# Info please!



## dearryan (4 May 2005)

hello all,

I am currently in the application progress, and like others I am getting a little antsy! I called the recruiting office, and they brought up my file. After speaking with a rep for a few minutes he said that I was, "priority listed". I inquired as to what that meant and he kinda danced around it and said that he would let me know what was going down by the end of the week. Does anyone know what that means??? Also, how soon is typical for you to leave to basic after being offered a job? 

thanks guys


----------



## kincanucks (5 May 2005)

How far along in the process are you?


----------



## dearryan (5 May 2005)

Just booked the aptitude exam. So not far at all. 

thx


----------



## kincanucks (5 May 2005)

All it means that your application has been prioritized for processing.  All applications are screened for competitiveness and booked for processing accordingly.


----------



## dearryan (9 May 2005)

question:

once intail training is completed to new CF members have any say as to where they are stationed? I did a couple searches on this, and it didn't really help. I would appreciate some feedback.

thanks

ryan


----------



## kincanucks (9 May 2005)

dearryan said:
			
		

> question:
> 
> once intail training is completed to new CF members have any say as to where they are stationed? I did a couple searches on this, and it didn't really help. I would appreciate some feedback.
> 
> ...



No.


----------



## SeanPaul_031 (10 May 2005)

kincanucks said:
			
		

> No.



Thats not completely true, you can request to be in a certain unit. How much your request has on their decision though I am assuming is very little.

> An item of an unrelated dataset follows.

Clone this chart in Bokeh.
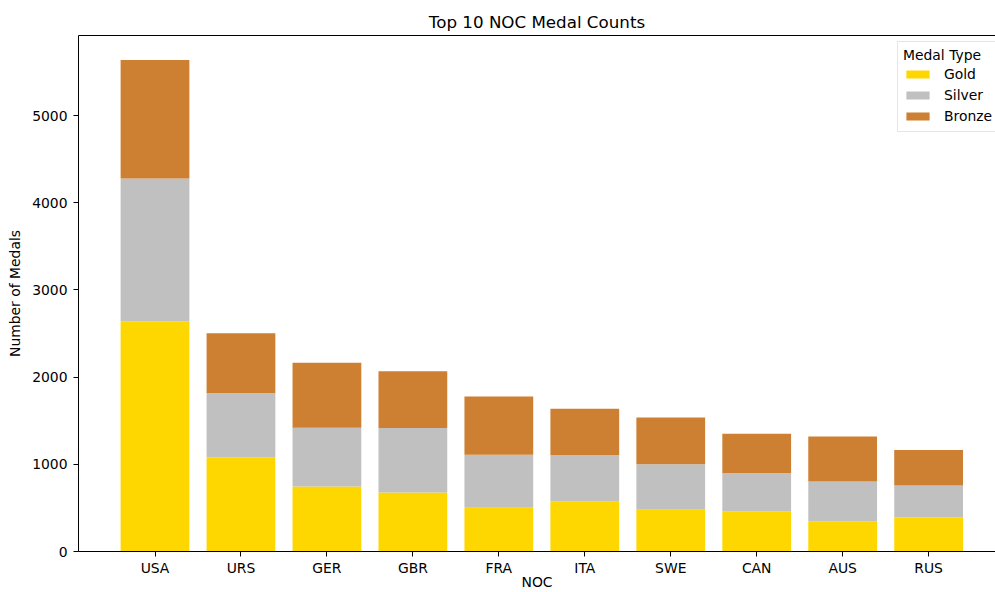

I know guys though who have requested to be in certain units and they got accepted into those units


----------



## kincanucks (10 May 2005)

SeanPaul_031 said:
			
		

> Thats not completely true, you can request to be in a certain unit. How much your request has on their decision though I am assuming is very little.
> 
> I know guys though who have requested to be in certain units and they got accepted into those units



Well I know more that didn't get what they wanted but you must certainly know more about it.


----------



## SeanPaul_031 (11 May 2005)

kincanucks said:
			
		

> Well I know more that didn't get what they wanted but you must certainly know more about it.



Baby, he asked if we as soldiers have any say in where we get posted and you gave him a flat out "NO", which isn't true. You, as a soldier, can make a request.

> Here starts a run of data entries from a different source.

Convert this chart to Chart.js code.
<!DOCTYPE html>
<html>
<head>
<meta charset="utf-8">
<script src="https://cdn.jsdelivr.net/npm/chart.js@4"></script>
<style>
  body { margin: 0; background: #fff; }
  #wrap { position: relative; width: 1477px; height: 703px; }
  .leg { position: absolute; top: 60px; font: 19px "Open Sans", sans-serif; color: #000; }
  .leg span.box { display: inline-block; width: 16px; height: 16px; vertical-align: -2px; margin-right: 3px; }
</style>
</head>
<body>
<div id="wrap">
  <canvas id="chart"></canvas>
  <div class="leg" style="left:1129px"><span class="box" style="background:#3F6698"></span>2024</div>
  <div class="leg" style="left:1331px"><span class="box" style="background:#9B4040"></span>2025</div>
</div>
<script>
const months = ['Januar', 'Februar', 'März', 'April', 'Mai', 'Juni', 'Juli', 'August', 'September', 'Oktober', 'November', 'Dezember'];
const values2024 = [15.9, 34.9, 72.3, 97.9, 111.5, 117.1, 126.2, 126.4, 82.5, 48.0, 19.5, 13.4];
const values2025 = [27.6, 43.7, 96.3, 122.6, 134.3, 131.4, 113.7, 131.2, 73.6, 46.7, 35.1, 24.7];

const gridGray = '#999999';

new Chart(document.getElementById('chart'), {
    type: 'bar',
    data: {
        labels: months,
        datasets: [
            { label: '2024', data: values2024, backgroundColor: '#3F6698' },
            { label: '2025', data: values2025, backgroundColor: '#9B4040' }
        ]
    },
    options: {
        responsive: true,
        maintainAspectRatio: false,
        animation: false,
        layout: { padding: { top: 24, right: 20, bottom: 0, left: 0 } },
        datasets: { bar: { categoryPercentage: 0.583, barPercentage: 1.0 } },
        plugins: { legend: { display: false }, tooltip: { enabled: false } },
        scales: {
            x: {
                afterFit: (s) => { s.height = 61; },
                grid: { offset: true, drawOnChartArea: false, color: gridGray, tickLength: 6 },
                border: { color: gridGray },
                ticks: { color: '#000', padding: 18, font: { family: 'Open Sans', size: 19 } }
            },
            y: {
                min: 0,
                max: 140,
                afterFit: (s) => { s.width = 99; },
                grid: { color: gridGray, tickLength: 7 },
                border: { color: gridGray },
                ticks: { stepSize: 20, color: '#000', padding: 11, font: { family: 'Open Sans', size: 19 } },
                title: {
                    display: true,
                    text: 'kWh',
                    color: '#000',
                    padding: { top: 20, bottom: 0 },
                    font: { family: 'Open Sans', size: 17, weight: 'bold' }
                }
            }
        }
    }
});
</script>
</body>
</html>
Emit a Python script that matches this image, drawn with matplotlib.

Here, since you have trouble reading Ill post again what I said:





> How much your request has on their decision though I am assuming is very little.


----------



## Infanteer (11 May 2005)

Try passing Basic Training before smack talking the recruiting officer who gives us a big help on this forum.

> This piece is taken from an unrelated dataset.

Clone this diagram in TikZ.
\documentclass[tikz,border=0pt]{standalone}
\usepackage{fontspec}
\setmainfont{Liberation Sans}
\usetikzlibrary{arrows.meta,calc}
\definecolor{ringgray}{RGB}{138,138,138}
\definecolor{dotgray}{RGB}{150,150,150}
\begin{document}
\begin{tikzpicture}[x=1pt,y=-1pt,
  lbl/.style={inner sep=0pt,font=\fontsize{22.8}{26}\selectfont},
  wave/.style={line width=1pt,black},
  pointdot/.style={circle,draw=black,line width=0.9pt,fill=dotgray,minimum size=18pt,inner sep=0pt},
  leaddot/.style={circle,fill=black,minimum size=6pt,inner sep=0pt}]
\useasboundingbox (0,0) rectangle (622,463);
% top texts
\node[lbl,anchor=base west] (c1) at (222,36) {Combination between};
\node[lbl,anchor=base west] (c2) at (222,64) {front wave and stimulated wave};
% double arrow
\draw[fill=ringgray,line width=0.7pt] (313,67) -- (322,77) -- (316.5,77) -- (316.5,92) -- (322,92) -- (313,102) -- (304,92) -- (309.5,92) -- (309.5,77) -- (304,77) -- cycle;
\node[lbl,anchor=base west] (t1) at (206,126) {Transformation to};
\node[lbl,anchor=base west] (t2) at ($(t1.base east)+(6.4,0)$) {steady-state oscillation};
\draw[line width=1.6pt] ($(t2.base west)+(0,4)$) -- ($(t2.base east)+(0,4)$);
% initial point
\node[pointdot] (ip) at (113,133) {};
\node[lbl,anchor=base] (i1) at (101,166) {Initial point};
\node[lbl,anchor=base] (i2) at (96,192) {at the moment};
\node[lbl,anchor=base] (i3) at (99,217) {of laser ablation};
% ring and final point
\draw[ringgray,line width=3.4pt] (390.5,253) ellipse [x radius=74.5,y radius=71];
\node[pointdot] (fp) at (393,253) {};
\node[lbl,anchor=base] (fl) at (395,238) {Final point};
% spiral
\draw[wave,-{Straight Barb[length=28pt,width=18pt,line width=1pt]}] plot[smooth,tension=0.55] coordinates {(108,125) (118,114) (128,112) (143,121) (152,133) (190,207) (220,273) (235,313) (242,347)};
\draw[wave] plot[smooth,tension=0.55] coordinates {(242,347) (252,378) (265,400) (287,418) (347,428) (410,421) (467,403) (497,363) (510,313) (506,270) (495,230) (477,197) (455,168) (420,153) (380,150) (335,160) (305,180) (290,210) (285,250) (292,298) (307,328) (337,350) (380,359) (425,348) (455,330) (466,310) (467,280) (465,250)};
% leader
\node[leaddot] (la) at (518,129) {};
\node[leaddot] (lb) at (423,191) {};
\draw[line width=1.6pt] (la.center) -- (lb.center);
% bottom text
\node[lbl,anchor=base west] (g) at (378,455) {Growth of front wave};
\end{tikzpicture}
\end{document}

This isn't the first time you've had a poor attitude here, so your getting a warning.   Hopefully, you may learn something by the time you are standing before some of the members here who may be responsible for your well-being one day.


----------



## I_am_John_Galt (11 May 2005)

"Baby"?!?


----------



## Uberman (11 May 2005)

Heh, I was wondering the same John Gault. Thought we might in a bad Austin Powers movie.


----------